* [Data excerpts]:
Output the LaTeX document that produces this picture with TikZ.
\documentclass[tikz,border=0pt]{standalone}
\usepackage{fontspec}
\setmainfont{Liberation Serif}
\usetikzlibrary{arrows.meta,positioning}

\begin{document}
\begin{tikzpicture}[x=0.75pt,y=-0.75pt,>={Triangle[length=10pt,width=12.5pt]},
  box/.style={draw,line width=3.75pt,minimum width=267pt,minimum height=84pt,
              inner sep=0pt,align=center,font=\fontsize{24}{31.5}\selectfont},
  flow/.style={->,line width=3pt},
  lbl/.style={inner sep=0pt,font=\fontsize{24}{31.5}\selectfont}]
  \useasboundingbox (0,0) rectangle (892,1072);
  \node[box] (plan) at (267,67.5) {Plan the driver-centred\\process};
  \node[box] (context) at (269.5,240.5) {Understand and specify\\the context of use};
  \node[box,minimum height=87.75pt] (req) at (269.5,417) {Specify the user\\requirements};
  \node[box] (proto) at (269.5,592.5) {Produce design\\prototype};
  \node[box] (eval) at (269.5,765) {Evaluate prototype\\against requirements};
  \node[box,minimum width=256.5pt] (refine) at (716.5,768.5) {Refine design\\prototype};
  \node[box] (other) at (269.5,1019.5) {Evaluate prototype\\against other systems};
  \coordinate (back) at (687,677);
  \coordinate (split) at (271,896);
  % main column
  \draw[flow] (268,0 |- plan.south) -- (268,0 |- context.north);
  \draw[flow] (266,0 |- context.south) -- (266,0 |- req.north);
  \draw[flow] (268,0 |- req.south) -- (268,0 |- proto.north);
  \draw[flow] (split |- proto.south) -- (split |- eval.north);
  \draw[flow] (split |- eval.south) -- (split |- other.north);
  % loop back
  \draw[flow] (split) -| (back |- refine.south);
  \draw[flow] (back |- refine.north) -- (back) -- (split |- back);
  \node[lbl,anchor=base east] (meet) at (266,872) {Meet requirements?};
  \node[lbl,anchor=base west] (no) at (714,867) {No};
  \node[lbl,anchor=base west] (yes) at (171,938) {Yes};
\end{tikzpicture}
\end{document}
...
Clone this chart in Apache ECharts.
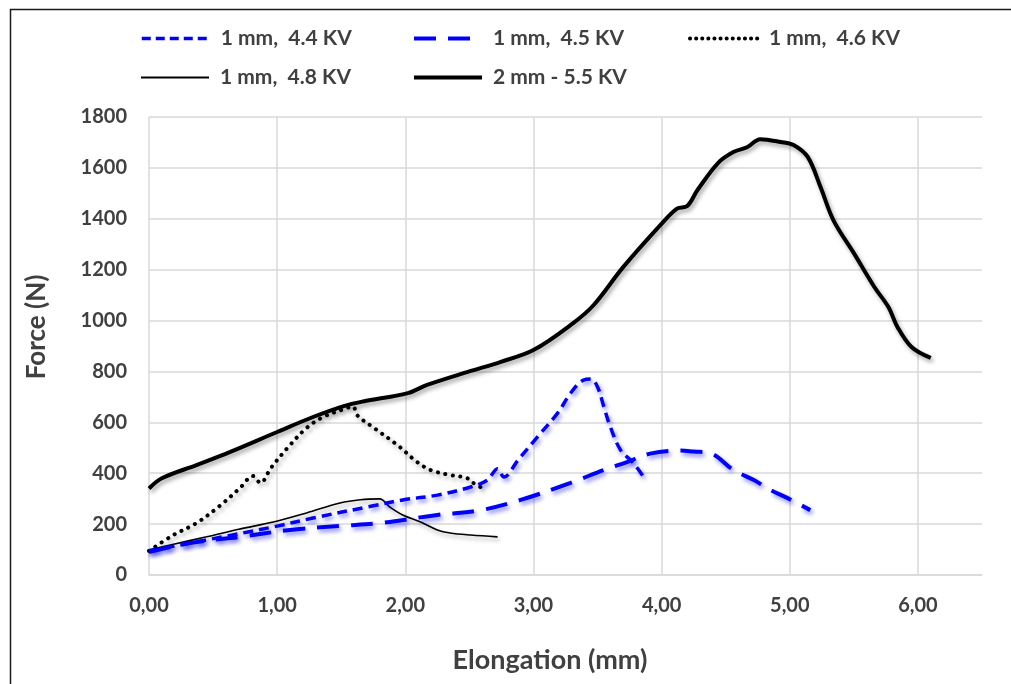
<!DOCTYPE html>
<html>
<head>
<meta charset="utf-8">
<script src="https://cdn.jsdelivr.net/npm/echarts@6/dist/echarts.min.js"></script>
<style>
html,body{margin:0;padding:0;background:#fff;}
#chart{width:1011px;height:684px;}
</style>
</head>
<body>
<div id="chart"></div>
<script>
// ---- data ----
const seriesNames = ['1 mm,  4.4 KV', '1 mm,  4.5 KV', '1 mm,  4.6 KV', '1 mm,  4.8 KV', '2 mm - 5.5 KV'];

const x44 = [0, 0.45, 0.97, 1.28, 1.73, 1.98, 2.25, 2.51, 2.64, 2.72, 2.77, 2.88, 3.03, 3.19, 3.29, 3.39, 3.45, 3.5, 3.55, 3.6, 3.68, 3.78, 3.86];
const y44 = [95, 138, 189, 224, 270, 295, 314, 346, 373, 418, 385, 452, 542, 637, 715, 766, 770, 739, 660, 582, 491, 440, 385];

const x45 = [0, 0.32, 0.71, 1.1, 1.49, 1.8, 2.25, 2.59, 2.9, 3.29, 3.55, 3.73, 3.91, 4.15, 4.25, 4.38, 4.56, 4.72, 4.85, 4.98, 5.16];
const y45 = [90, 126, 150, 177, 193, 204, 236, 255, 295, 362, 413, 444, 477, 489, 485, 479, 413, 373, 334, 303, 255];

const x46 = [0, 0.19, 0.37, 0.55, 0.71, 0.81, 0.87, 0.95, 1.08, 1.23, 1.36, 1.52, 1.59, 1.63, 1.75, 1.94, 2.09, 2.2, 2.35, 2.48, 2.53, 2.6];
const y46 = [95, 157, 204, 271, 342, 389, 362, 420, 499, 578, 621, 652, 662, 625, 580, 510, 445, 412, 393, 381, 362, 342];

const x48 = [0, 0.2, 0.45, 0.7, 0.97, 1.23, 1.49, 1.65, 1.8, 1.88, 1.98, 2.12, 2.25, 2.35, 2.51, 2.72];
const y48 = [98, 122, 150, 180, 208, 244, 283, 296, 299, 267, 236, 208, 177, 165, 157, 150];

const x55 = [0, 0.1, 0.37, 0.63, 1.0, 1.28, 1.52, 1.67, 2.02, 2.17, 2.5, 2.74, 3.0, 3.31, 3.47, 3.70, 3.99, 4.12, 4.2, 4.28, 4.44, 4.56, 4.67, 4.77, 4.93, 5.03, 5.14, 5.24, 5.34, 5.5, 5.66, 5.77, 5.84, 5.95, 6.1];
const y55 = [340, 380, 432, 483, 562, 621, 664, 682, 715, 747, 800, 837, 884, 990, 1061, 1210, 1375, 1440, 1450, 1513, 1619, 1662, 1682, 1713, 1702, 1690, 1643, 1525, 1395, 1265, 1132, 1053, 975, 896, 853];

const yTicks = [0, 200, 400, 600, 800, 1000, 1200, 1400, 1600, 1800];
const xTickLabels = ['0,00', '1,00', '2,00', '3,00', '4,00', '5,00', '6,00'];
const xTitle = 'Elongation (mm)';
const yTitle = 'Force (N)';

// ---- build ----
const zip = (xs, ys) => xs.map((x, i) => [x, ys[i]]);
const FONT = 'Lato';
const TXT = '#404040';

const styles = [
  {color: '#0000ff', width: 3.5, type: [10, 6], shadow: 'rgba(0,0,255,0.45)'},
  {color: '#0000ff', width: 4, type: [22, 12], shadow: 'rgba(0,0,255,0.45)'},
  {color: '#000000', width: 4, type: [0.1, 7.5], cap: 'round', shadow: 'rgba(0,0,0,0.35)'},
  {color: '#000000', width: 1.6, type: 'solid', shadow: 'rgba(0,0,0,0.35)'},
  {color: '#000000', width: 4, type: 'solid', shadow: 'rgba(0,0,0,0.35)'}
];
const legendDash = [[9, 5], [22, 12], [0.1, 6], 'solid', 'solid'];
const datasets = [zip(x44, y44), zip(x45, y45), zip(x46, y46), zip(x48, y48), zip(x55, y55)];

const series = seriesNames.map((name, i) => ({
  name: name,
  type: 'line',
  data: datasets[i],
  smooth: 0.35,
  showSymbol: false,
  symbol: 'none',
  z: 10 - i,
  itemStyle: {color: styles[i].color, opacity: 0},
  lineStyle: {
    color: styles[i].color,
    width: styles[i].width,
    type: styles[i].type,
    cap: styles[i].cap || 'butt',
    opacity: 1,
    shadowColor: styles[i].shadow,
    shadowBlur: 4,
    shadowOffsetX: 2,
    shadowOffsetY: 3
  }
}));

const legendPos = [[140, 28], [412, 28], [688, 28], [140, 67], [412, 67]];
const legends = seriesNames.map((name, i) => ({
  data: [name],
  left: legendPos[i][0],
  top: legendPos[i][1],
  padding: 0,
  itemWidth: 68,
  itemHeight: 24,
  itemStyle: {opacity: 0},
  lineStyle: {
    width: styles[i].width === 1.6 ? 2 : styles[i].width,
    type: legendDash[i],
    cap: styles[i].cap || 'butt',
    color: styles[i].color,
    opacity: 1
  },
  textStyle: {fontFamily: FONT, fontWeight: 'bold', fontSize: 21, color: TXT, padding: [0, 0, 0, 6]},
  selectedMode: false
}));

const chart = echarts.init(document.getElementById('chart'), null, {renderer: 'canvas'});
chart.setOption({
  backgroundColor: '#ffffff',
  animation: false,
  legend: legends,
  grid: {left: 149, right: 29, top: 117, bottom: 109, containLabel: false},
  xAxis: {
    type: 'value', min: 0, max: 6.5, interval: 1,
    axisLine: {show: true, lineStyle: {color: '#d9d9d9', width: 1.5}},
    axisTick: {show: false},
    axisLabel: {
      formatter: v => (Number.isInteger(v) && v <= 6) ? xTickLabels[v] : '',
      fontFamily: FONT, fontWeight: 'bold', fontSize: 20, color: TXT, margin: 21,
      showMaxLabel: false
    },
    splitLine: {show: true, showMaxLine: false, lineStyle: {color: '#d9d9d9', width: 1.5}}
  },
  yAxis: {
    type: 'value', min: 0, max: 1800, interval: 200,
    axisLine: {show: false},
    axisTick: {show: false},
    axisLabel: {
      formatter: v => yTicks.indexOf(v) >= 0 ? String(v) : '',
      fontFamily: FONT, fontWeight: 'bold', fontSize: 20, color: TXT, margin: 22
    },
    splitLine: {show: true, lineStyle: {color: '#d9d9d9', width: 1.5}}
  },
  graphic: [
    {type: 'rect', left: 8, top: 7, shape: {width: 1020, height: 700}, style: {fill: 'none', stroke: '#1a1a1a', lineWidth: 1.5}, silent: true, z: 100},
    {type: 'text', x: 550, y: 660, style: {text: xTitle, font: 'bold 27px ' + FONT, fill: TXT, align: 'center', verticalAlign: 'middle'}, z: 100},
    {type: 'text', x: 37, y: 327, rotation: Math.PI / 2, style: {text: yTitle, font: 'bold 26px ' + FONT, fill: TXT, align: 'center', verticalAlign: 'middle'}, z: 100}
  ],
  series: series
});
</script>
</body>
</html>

* [Exercise goal]:
From the records above, copy only the lines running from the line holding "Clone this chart in Apache ECharts." through the line holding "381, 362, 342];", with no pictures.

* [Response to the exercise]:
Clone this chart in Apache ECharts.
<!DOCTYPE html>
<html>
<head>
<meta charset="utf-8">
<script src="https://cdn.jsdelivr.net/npm/echarts@6/dist/echarts.min.js"></script>
<style>
html,body{margin:0;padding:0;background:#fff;}
#chart{width:1011px;height:684px;}
</style>
</head>
<body>
<div id="chart"></div>
<script>
// ---- data ----
const seriesNames = ['1 mm,  4.4 KV', '1 mm,  4.5 KV', '1 mm,  4.6 KV', '1 mm,  4.8 KV', '2 mm - 5.5 KV'];

const x44 = [0, 0.45, 0.97, 1.28, 1.73, 1.98, 2.25, 2.51, 2.64, 2.72, 2.77, 2.88, 3.03, 3.19, 3.29, 3.39, 3.45, 3.5, 3.55, 3.6, 3.68, 3.78, 3.86];
const y44 = [95, 138, 189, 224, 270, 295, 314, 346, 373, 418, 385, 452, 542, 637, 715, 766, 770, 739, 660, 582, 491, 440, 385];

const x45 = [0, 0.32, 0.71, 1.1, 1.49, 1.8, 2.25, 2.59, 2.9, 3.29, 3.55, 3.73, 3.91, 4.15, 4.25, 4.38, 4.56, 4.72, 4.85, 4.98, 5.16];
const y45 = [90, 126, 150, 177, 193, 204, 236, 255, 295, 362, 413, 444, 477, 489, 485, 479, 413, 373, 334, 303, 255];

const x46 = [0, 0.19, 0.37, 0.55, 0.71, 0.81, 0.87, 0.95, 1.08, 1.23, 1.36, 1.52, 1.59, 1.63, 1.75, 1.94, 2.09, 2.2, 2.35, 2.48, 2.53, 2.6];
const y46 = [95, 157, 204, 271, 342, 389, 362, 420, 499, 578, 621, 652, 662, 625, 580, 510, 445, 412, 393, 381, 362, 342];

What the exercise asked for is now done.